We are seeing Paul’s words to young Timothy fulfilled before our eyes: “For the time will come when they will not endure sound doctrine; but after their own lusts shall they heap to themselves teachers, having itching ears” (2 Timothy 4:3). Man today rejects sound doctrine as old fashioned and irrelevant and chooses eclecticism which amounts to simply doing what is right in his own eyes (see Judges 21:25). We want to call Jesus “Lord,” but we don’t want to do what He says (Luke 6:46). And Jesus wonders, why? Why do you want to identify with Me while living in contradiction to My life and commands?
Centered in the human heart is a quest for freedom. We want to be liberated from anything that restricts and confines us. Sadly, in that quest, many turn from the very thing that can set them free. “And ye shall know the truth, and the truth shall make you free” (John 8:32). Jesus Himself claims to be that Truth in John 14:6. He prays for us in John 17:17, “Sanctify them through thy truth: thy word is truth.” The “emergent church” proclaims freedom from the dogma of doctrine and the rules of restriction. Donald Miller speaks of his time in college when he hung out with atheists and agnostics who used drugs and lived in open fornication and describes them as “purely lovely.” He says that they taught him about “goodness, about purity and kindness.” He states, “I discovered life outside the church, and I liked it. As I said, I preferred it.”

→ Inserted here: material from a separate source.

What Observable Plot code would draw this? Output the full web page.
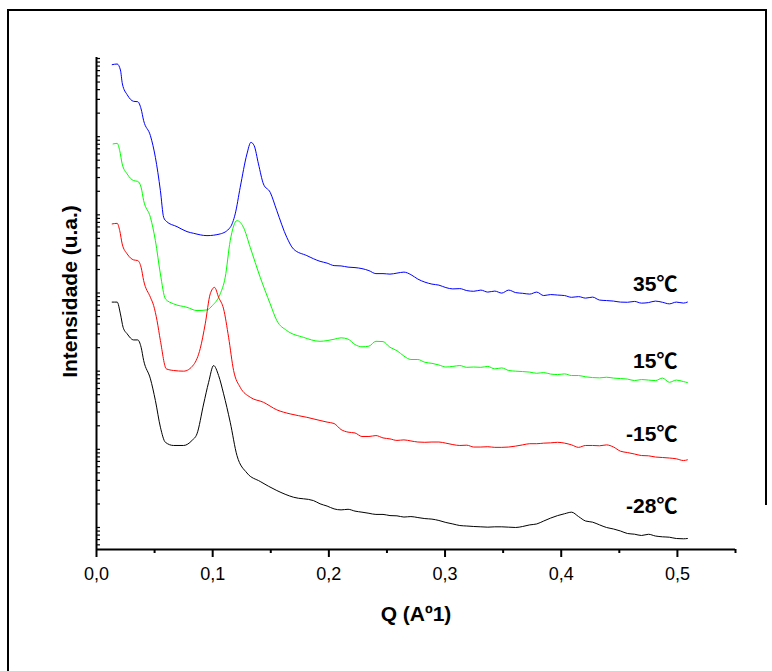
<!DOCTYPE html>
<html>
<head>
<meta charset="utf-8">
<script src="https://cdn.jsdelivr.net/npm/d3@7"></script>
<script src="https://cdn.jsdelivr.net/npm/@observablehq/plot@0.6"></script>
<style>
  html, body { margin: 0; padding: 0; background: #fff; }
  #chart svg { display: block; }
</style>
</head>
<body>
<div id="chart"></div>
<script>
// ---- Data (Q in Å^-1, intensity in arbitrary units on a log axis) ----
// low-Q part of each curve
const qBlueFront = [0.0135,0.0178,0.0206,0.0223,0.0264,0.0320,0.0355,0.0384,0.0406,0.0464,0.0507,0.0550,0.0578,0.0601,0.0693,0.0779,0.0836,0.0951,0.1065,0.1151,0.1194,0.1237,0.1295,0.1329,0.1357,0.1394,0.1437,0.1495,0.1552,0.1638,0.1695,0.1810];
const iBlueFront = [834000,850000,713000,472000,344000,283000,280000,226000,160000,103000,54300,20400,9290,8260,7060,6100,5800,5420,5700,6920,10300,22500,60100,84600,76700,44800,24800,19400,11300,5150,3660,3010];

const qGreenFront = [0.0143,0.0178,0.0200,0.0221,0.0264,0.0320,0.0355,0.0384,0.0406,0.0464,0.0507,0.0550,0.0593,0.0664,0.0779,0.0865,0.0951,0.0997,0.1065,0.1108,0.1151,0.1209,0.1265,0.1323,0.1409,0.1495,0.1552,0.1638,0.1781];
const iGreenFront = [80700,82100,66200,44800,33300,27400,26800,22500,15200,9290,4680,1750,841,726,656,596,608,690,975,1590,4680,8430,6920,3840,1590,726,444,331,271];

const qRedFront = [0.0135,0.0178,0.0200,0.0221,0.0264,0.0320,0.0355,0.0384,0.0406,0.0464,0.0492,0.0521,0.0550,0.0601,0.0664,0.0750,0.0836,0.0893,0.0936,0.0979,0.1016,0.1051,0.1094,0.1137,0.1180,0.1237,0.1323,0.1437,0.1552,0.1667,0.1810];
const iRedFront = [7650,7780,6280,4250,3160,2650,2600,2130,1440,881,690,444,246,107,102,100,121,195,403,975,1180,881,626,271,102,62.2,46.4,40.0,32.0,28.4,25.7];

const qBlackFront = [0.0135,0.0178,0.0206,0.0229,0.0264,0.0320,0.0355,0.0384,0.0406,0.0464,0.0507,0.0550,0.0593,0.0664,0.0750,0.0822,0.0865,0.0922,0.0965,0.1008,0.1051,0.1094,0.1151,0.1209,0.1295,0.1409,0.1552,0.1695,0.1867];
const iBlackFront = [765,765,540,364,300,251,251,202,137,79.8,42.1,19.2,12.3,11.2,11.2,13.0,15.8,38,72,118,87.9,51.3,22.2,8.33,4.98,3.88,2.97,2.44,2.21];

// high-Q part, read on a common Q grid
const qTail = [0.1924,0.1985,0.2045,0.2105,0.2165,0.2225,0.2285,0.2345,0.2405,0.2466,0.2526,0.2586,0.2646,0.2706,0.2766,0.2826,0.2887,0.2947,0.3007,0.3067,0.3127,0.3187,0.3247,0.3308,0.3368,0.3428,0.3488,0.3548,0.3608,0.3668,0.3729,0.3789,0.3849,0.3909,0.3969,0.4029,0.4089,0.4149,0.4210,0.4270,0.4330,0.4390,0.4450,0.4510,0.4570,0.4631,0.4691,0.4751,0.4811,0.4871,0.4931,0.4991,0.5052,0.5086];
const iBlueTail = [2543,2411,2240,2220,2144,2113,2051,1933,1770,1770,1744,1796,1850,1718,1506,1378,1300,1261,1173,1128,1138,1074,1052,1089,1027,1058,997,1089,1012,991,968,1027,927,955,941,927,881,899,860,886,812,800,788,765,761,780,742,754,788,761,726,765,743,765];
const iGreenTail = [241,246,256,267,257,219,205,209,241,239,202,183,156,141,141,130,126,120,113,115,118,112,113,112,115,107,110,102,100,98.8,97.3,94.0,95.9,91.8,90.5,92.3,87.9,87.9,84.6,82.8,82.1,83.6,81.6,80.4,79.2,75.8,78.1,76.9,75.8,81.6,72.1,76.9,73.6,71.5];
const iRedTail = [23.4,22.3,21.4,17.9,16.6,16.2,14.6,14.6,15.0,14.0,13.6,13.0,13.2,12.8,12.4,12.3,12.4,12.4,12.0,11.5,11.2,11.3,10.7,10.7,10.8,10.6,10.6,10.7,11.0,11.4,11.8,11.8,12.0,12.1,12.3,12.0,11.4,10.6,11.2,11.2,11.1,11.4,10.7,9.46,9.10,8.71,8.33,8.26,7.97,7.86,7.74,7.56,7.19,7.34];
const iBlackTail = [2.01,1.88,1.73,1.68,1.71,1.62,1.57,1.52,1.47,1.47,1.42,1.41,1.36,1.38,1.34,1.30,1.28,1.23,1.16,1.11,1.06,1.045,1.03,1.02,1.01,1.02,1.02,1.01,1.00,1.03,1.08,1.11,1.21,1.32,1.42,1.50,1.57,1.38,1.21,1.17,1.08,1.00,0.957,0.902,0.838,0.821,0.790,0.819,0.778,0.760,0.751,0.723,0.717,0.723];

const seriesNames = ["35℃", "15℃", "-15℃", "-28℃"];
const seriesColors = ["#0000ff", "#00ff00", "#ff0000", "#000000"];
// intensities at which each temperature label sits (at Q = 0.5)
const labelLevels = [1280, 135, 15.5, 1.88];
const labelQ = 0.5;

const xMajor = [0, 0.1, 0.2, 0.3, 0.4, 0.5];
const xMinor = [0.05, 0.15, 0.25, 0.35, 0.45, 0.55];
const xDomain = [0, 0.55];
const yDomain = [0.523, 1.03e6];

// ---- Build table ----
const fronts = [[qBlueFront, iBlueFront], [qGreenFront, iGreenFront], [qRedFront, iRedFront], [qBlackFront, iBlackFront]];
const tails = [iBlueTail, iGreenTail, iRedTail, iBlackTail];
const rows = [];
seriesNames.forEach((name, k) => {
  const [qf, vf] = fronts[k];
  qf.forEach((q, j) => rows.push({series: name, q, intensity: vf[j]}));
  qTail.forEach((q, j) => rows.push({series: name, q, intensity: tails[k][j]}));
});
const labels = seriesNames.map((name, k) => ({name, q: labelQ, y: labelLevels[k]}));

// log ticks (1..9 per decade) inside the domain
const yTicks = [];
for (let e = -1; e <= 6; e++) {
  for (let m = 1; m <= 9; m++) {
    const v = m * Math.pow(10, e);
    if (v >= yDomain[0] && v <= yDomain[1]) yTicks.push(v);
  }
}

const font = "'Liberation Sans', Arial, 'Noto Sans CJK SC', sans-serif";

const chart = Plot.plot({
  width: 772,
  height: 671,
  marginLeft: 96,
  marginRight: 37,
  marginTop: 57,
  marginBottom: 122,
  style: {fontFamily: font, background: "#fff", color: "#000"},
  x: {domain: xDomain, axis: null},
  y: {type: "log", domain: yDomain, axis: null},
  color: {domain: seriesNames, range: seriesColors},
  marks: [
    Plot.line(rows, {x: "q", y: "intensity", z: "series", stroke: "series", strokeWidth: 1, curve: "monotone-x"}),
    Plot.axisY(yTicks, {anchor: "left", tickSize: -4, tickFormat: () => "", strokeWidth: 1.2, label: null}),
    Plot.axisX(xMinor, {anchor: "bottom", tickSize: 4, tickFormat: () => "", strokeWidth: 2, label: null}),
    Plot.axisX(xMajor, {anchor: "bottom", tickSize: 8, tickPadding: 10, strokeWidth: 2, fontSize: 18, label: null,
      tickFormat: d => d.toFixed(1).replace(".", ",")}),
    Plot.ruleX([0], {strokeWidth: 2}),
    Plot.ruleY([yDomain[0]], {strokeWidth: 2}),
    Plot.text(labels, {x: "q", y: "y", text: "name", textAnchor: "end", lineAnchor: "middle",
      fontSize: 21, fontWeight: "bold", fill: "#000"}),
    Plot.text(["Intensidade (u.a.)"], {frameAnchor: "left", rotate: -90, dx: -26, dy: -12,
      textAnchor: "middle", lineAnchor: "middle", fontSize: 21, fontWeight: "bold", fill: "#000"}),
    Plot.text(["Q (Aº1)"], {frameAnchor: "bottom", dy: 65, textAnchor: "middle", lineAnchor: "middle",
      fontSize: 21, fontWeight: "bold", fill: "#000"})
  ]
});

// outer frame of the figure
const svg = d3.select(chart);
svg.append("path")
  .attr("d", "M8,671 L8,10 L766,10 L766,505")
  .attr("fill", "none").attr("stroke", "#000").attr("stroke-width", 2);

document.getElementById("chart").appendChild(chart);
</script>
</body>
</html>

It doesn’t sound to me like this is a “called out” group or church, but rather a group of people who have “bailed out.” “But the natural man receiveth not the things of the Spirit of God: for they are foolishness unto him: neither can he know them, because they are spiritually discerned... For who hath known the mind of the Lord, that he may instruct him? But we have the mind of Christ” (1 Corinthians 2:14, 16). Do you have the mind of Christ? If so, you won’t be bailing out on the things of God as taught plainly in His Word. We don’t need to “emerge”—we need to embrace!